Since the onslaught of emo music in the early 2000s, while I was in high school, I’ve been watching the steady devolution of pop from a rigid, monolithic structure to a screaming quorum of hedge-bets and has-beens. With rapidly decreasing traditional record sales, the transition from music as populist rejoinder to a cataclysmic divider has been thorough and remains unfinished. Perhaps, as I am afraid to believe, it will never be finished, like fashion (goddamn social network). This shattering of “music” as we know it in America has come largely thanks to the networking and layering/defining of social life, strictly upon our faith in the omniscient god-machine, life-sustainer and social differential engine.

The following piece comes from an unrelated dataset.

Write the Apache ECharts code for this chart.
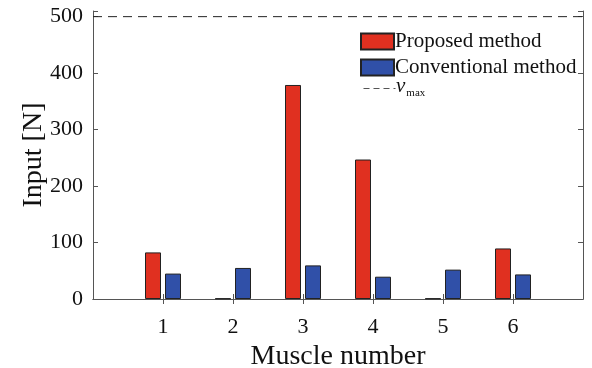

The parallel is simple to see, but why would anybody want to see it. “Indie music” has come at a time when we are all worried about our social lives more than we’re worried about war or recession (do you remember we’re still in two wars and a recession?). The varied styles of indie music cater to those who would benefit most from their promise of distance; very different from how emo music assured that all of us have our hearts on our sleeves and we’re really all emotionally stunted and clueless, all of us together yearning to be understood. Rather terrifically, and terribly, emo music was firmly supplanted by that it is opposed to; instead of us wanting to be one and together sharing the same depression, now we all want to be islands with our own musical fortresses. I knew Eminem’s story arc before his second album came out, and I’m still surprised he hasn’t shot himself like Kobain did.